■ **Prompt**
Will you transcribe all the entries word for word, skipping the pictures they hold?

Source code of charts
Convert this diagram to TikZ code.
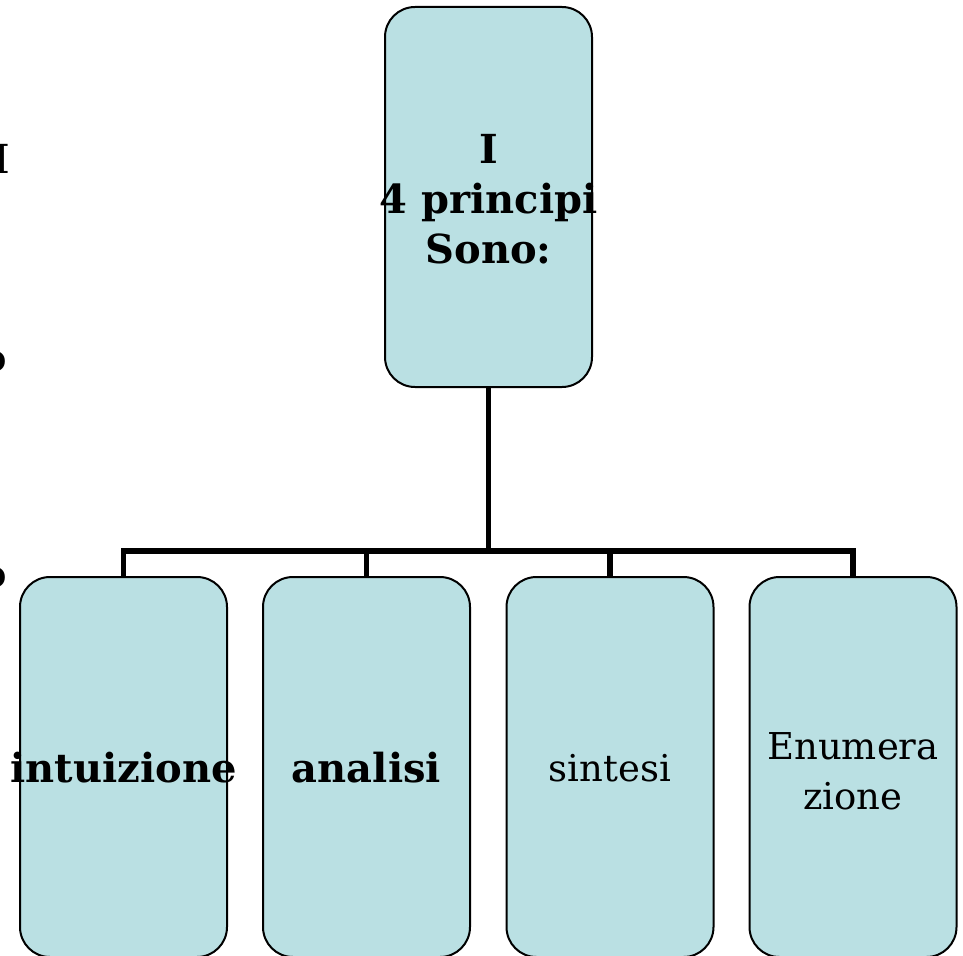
\documentclass[tikz,border=0pt]{standalone}
\usepackage{fontspec}
\setmainfont{DejaVu Serif}
\definecolor{boxfill}{RGB}{186,224,227}
\begin{document}
\begin{tikzpicture}[x=1pt,y=-1pt,
  box/.style={draw=black, line width=2pt, fill=boxfill, rounded corners=30pt,
    minimum width=207pt, minimum height=380pt, inner sep=0pt},
  lbl/.style={align=center, inner sep=0pt, font=\fontsize{37}{50}\selectfont},
  blbl/.style={align=center, inner sep=0pt, font=\fontsize{40}{50}\selectfont\bfseries},
  conn/.style={draw=black, line width=5.5pt}]
\useasboundingbox (0,0) rectangle (963,955);
% text fragments at the left edge
\node[font=\fontsize{40}{46}\selectfont, inner sep=0pt] (fa) at (2,159) {I};
\node[font=\fontsize{38}{46}\selectfont\bfseries, inner sep=0pt, anchor=east] (fb) at (7,362) {o};
\node[font=\fontsize{38}{46}\selectfont\bfseries, inner sep=0pt, anchor=east] (fc) at (7,578) {o};
% boxes
\node[box] (top) at (488.5,197) {};
\node[box] (b1) at (123.5,767) {};
\node[box] (b2) at (366.5,767) {};
\node[box] (b3) at (610,767) {};
\node[box] (b4) at (853,767) {};
% connectors
\coordinate (bar) at (488.5,551);
\draw[conn] (top.south) -- (bar);
\draw[conn] (b1.north) |- (bar) -| (b4.north);
\draw[conn] (b2.north) -- (b2.north |- bar);
\draw[conn] (b3.north) -- (b3.north |- bar);
% labels
\node[blbl] (ttop) at (488.5,199) {I\\4 principi\\Sono:};
\node[blbl] (t1) at (123.5,768) {intuizione};
\node[blbl] (t2) at (366.5,768) {analisi};
\node[lbl] (t3) at (610,768) {sintesi};
\node[lbl] (t4) at (853,771) {Enumera\\zione};
\end{tikzpicture}
\end{document}
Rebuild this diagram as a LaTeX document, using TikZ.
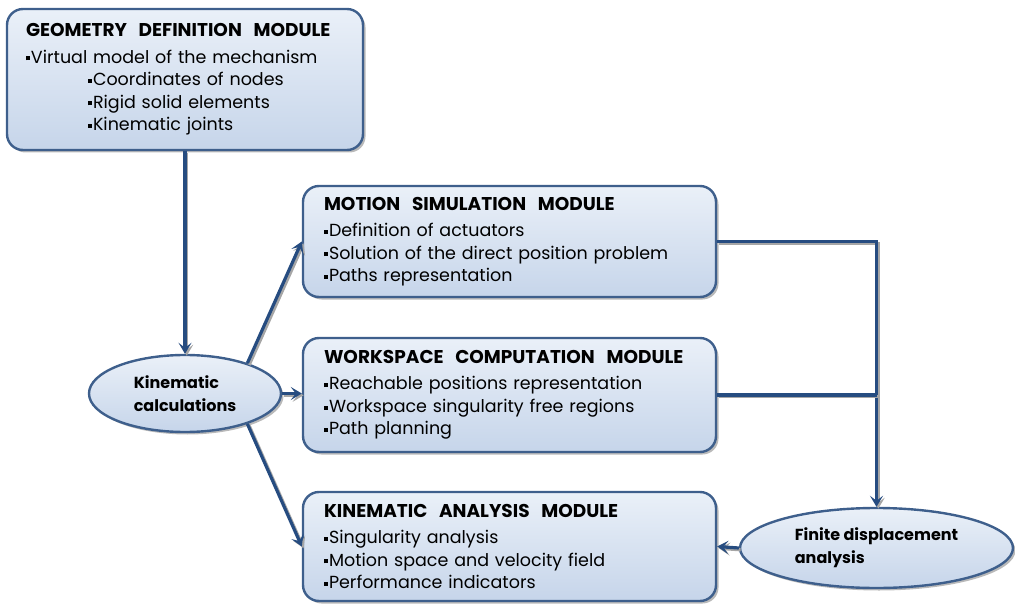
\documentclass[tikz,border=0pt]{standalone}
\usepackage{fontspec}
\setmainfont{Poppins}
\usetikzlibrary{arrows.meta,shapes.geometric,shadows}

\definecolor{boxline}{HTML}{3E5F8C}
\definecolor{boxtop}{HTML}{EAF0F8}
\definecolor{boxbot}{HTML}{C6D5EA}
\definecolor{linkblue}{HTML}{264C80}

\newcommand{\bul}{\raisebox{0.3ex}{\rule{4pt}{4pt}}\hspace{1pt}}
\newcommand{\modtitle}[1]{{\bfseries\fontsize{18.5}{25}\selectfont #1}\\[4pt]}

\tikzset{
  module/.style={draw=boxline, line width=2.4pt, rounded corners=16pt,
    top color=boxtop, bottom color=boxbot,
    drop shadow={shadow xshift=2.5pt, shadow yshift=-2.5pt, fill=black!50, opacity=0.55},
    align=left, inner xsep=21pt, inner ysep=0pt, font=\fontsize{17.5}{22.5}\selectfont},
  task/.style={ellipse, draw=boxline, line width=2.4pt,
    top color=boxtop, bottom color=boxbot,
    drop shadow={shadow xshift=2.5pt, shadow yshift=-2.5pt, fill=black!50, opacity=0.55},
    align=left, inner sep=0pt, font=\bfseries\fontsize{16}{23}\selectfont},
  link/.style={draw=linkblue, line width=3.2pt,
    preaction={draw=black!35, line width=3.2pt, transform canvas={shift={(1.8pt,-1.8pt)}}}},
  tip/.style={-{Stealth[length=11pt,width=13pt,inset=5pt]}}
}

\begin{document}
\begin{tikzpicture}[x=1pt,y=-1pt]
\useasboundingbox (0,0) rectangle (1015,604);

\node[module, text width=318pt, inner xsep=19pt, minimum height=141pt] (geo) at (185,79.5)
  {\modtitle{GEOMETRY\ \ DEFINITION\ \ MODULE}
   \bul Virtual model of the mechanism\\
   \hspace*{62pt}\bul Coordinates of nodes\\
   \hspace*{62pt}\bul Rigid solid elements\\
   \hspace*{62pt}\bul Kinematic joints};

\node[module, text width=371pt, minimum height=111pt] (motion) at (509.5,241.5)
  {\modtitle{MOTION\ \ SIMULATION\ \ MODULE}
   \bul Definition of actuators\\
   \bul Solution of the direct position problem\\
   \bul Paths representation};

\node[module, text width=371pt, minimum height=114pt] (work) at (509.5,395)
  {\modtitle{WORKSPACE\ \ COMPUTATION\ \ MODULE}
   \bul Reachable positions representation\\
   \bul Workspace singularity free regions\\
   \bul Path planning};

\node[module, text width=371pt, minimum height=109pt] (kinan) at (509.5,546.5)
  {\modtitle{KINEMATIC\ \ ANALYSIS\ \ MODULE}
   \bul Singularity analysis\\
   \bul Motion space and velocity field\\
   \bul Performance indicators};

\node[task, minimum width=192pt, minimum height=77pt] (kin) at (185,393.5)
  {Kinematic\\calculations};
\node[task, minimum width=273pt, minimum height=80pt] (finite) at (876.5,548)
  {Finite displacement\\analysis};

\draw[link,tip] (geo.south) -- (kin.north);
\draw[link,tip] (kin.26) -- (motion.west);
\draw[link,tip] (kin.east) -- (kin.east -| work.west);
\draw[link,tip] (kin.-26) -- (kinan.west);
\draw[link,tip] (motion.east) -| (finite.north);
\draw[link] (work.east) -- (work.east -| finite.north);
\draw[link,tip] (finite.west) -- (kinan.east);
\end{tikzpicture}
\end{document}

■ **Finished answer**
Convert this diagram to TikZ code.
\documentclass[tikz,border=0pt]{standalone}
\usepackage{fontspec}
\setmainfont{DejaVu Serif}
\definecolor{boxfill}{RGB}{186,224,227}
\begin{document}
\begin{tikzpicture}[x=1pt,y=-1pt,
  box/.style={draw=black, line width=2pt, fill=boxfill, rounded corners=30pt,
    minimum width=207pt, minimum height=380pt, inner sep=0pt},
  lbl/.style={align=center, inner sep=0pt, font=\fontsize{37}{50}\selectfont},
  blbl/.style={align=center, inner sep=0pt, font=\fontsize{40}{50}\selectfont\bfseries},
  conn/.style={draw=black, line width=5.5pt}]
\useasboundingbox (0,0) rectangle (963,955);
% text fragments at the left edge
\node[font=\fontsize{40}{46}\selectfont, inner sep=0pt] (fa) at (2,159) {I};
\node[font=\fontsize{38}{46}\selectfont\bfseries, inner sep=0pt, anchor=east] (fb) at (7,362) {o};
\node[font=\fontsize{38}{46}\selectfont\bfseries, inner sep=0pt, anchor=east] (fc) at (7,578) {o};
% boxes
\node[box] (top) at (488.5,197) {};
\node[box] (b1) at (123.5,767) {};
\node[box] (b2) at (366.5,767) {};
\node[box] (b3) at (610,767) {};
\node[box] (b4) at (853,767) {};
% connectors
\coordinate (bar) at (488.5,551);
\draw[conn] (top.south) -- (bar);
\draw[conn] (b1.north) |- (bar) -| (b4.north);
\draw[conn] (b2.north) -- (b2.north |- bar);
\draw[conn] (b3.north) -- (b3.north |- bar);
% labels
\node[blbl] (ttop) at (488.5,199) {I\\4 principi\\Sono:};
\node[blbl] (t1) at (123.5,768) {intuizione};
\node[blbl] (t2) at (366.5,768) {analisi};
\node[lbl] (t3) at (610,768) {sintesi};
\node[lbl] (t4) at (853,771) {Enumera\\zione};
\end{tikzpicture}
\end{document}
Rebuild this diagram as a LaTeX document, using TikZ.
\documentclass[tikz,border=0pt]{standalone}
\usepackage{fontspec}
\setmainfont{Poppins}
\usetikzlibrary{arrows.meta,shapes.geometric,shadows}

\definecolor{boxline}{HTML}{3E5F8C}
\definecolor{boxtop}{HTML}{EAF0F8}
\definecolor{boxbot}{HTML}{C6D5EA}
\definecolor{linkblue}{HTML}{264C80}

\newcommand{\bul}{\raisebox{0.3ex}{\rule{4pt}{4pt}}\hspace{1pt}}
\newcommand{\modtitle}[1]{{\bfseries\fontsize{18.5}{25}\selectfont #1}\\[4pt]}

\tikzset{
  module/.style={draw=boxline, line width=2.4pt, rounded corners=16pt,
    top color=boxtop, bottom color=boxbot,
    drop shadow={shadow xshift=2.5pt, shadow yshift=-2.5pt, fill=black!50, opacity=0.55},
    align=left, inner xsep=21pt, inner ysep=0pt, font=\fontsize{17.5}{22.5}\selectfont},
  task/.style={ellipse, draw=boxline, line width=2.4pt,
    top color=boxtop, bottom color=boxbot,
    drop shadow={shadow xshift=2.5pt, shadow yshift=-2.5pt, fill=black!50, opacity=0.55},
    align=left, inner sep=0pt, font=\bfseries\fontsize{16}{23}\selectfont},
  link/.style={draw=linkblue, line width=3.2pt,
    preaction={draw=black!35, line width=3.2pt, transform canvas={shift={(1.8pt,-1.8pt)}}}},
  tip/.style={-{Stealth[length=11pt,width=13pt,inset=5pt]}}
}

\begin{document}
\begin{tikzpicture}[x=1pt,y=-1pt]
\useasboundingbox (0,0) rectangle (1015,604);

\node[module, text width=318pt, inner xsep=19pt, minimum height=141pt] (geo) at (185,79.5)
  {\modtitle{GEOMETRY\ \ DEFINITION\ \ MODULE}
   \bul Virtual model of the mechanism\\
   \hspace*{62pt}\bul Coordinates of nodes\\
   \hspace*{62pt}\bul Rigid solid elements\\
   \hspace*{62pt}\bul Kinematic joints};

\node[module, text width=371pt, minimum height=111pt] (motion) at (509.5,241.5)
  {\modtitle{MOTION\ \ SIMULATION\ \ MODULE}
   \bul Definition of actuators\\
   \bul Solution of the direct position problem\\
   \bul Paths representation};

\node[module, text width=371pt, minimum height=114pt] (work) at (509.5,395)
  {\modtitle{WORKSPACE\ \ COMPUTATION\ \ MODULE}
   \bul Reachable positions representation\\
   \bul Workspace singularity free regions\\
   \bul Path planning};

\node[module, text width=371pt, minimum height=109pt] (kinan) at (509.5,546.5)
  {\modtitle{KINEMATIC\ \ ANALYSIS\ \ MODULE}
   \bul Singularity analysis\\
   \bul Motion space and velocity field\\
   \bul Performance indicators};

\node[task, minimum width=192pt, minimum height=77pt] (kin) at (185,393.5)
  {Kinematic\\calculations};
\node[task, minimum width=273pt, minimum height=80pt] (finite) at (876.5,548)
  {Finite displacement\\analysis};

\draw[link,tip] (geo.south) -- (kin.north);
\draw[link,tip] (kin.26) -- (motion.west);
\draw[link,tip] (kin.east) -- (kin.east -| work.west);
\draw[link,tip] (kin.-26) -- (kinan.west);
\draw[link,tip] (motion.east) -| (finite.north);
\draw[link] (work.east) -- (work.east -| finite.north);
\draw[link,tip] (finite.west) -- (kinan.east);
\end{tikzpicture}
\end{document}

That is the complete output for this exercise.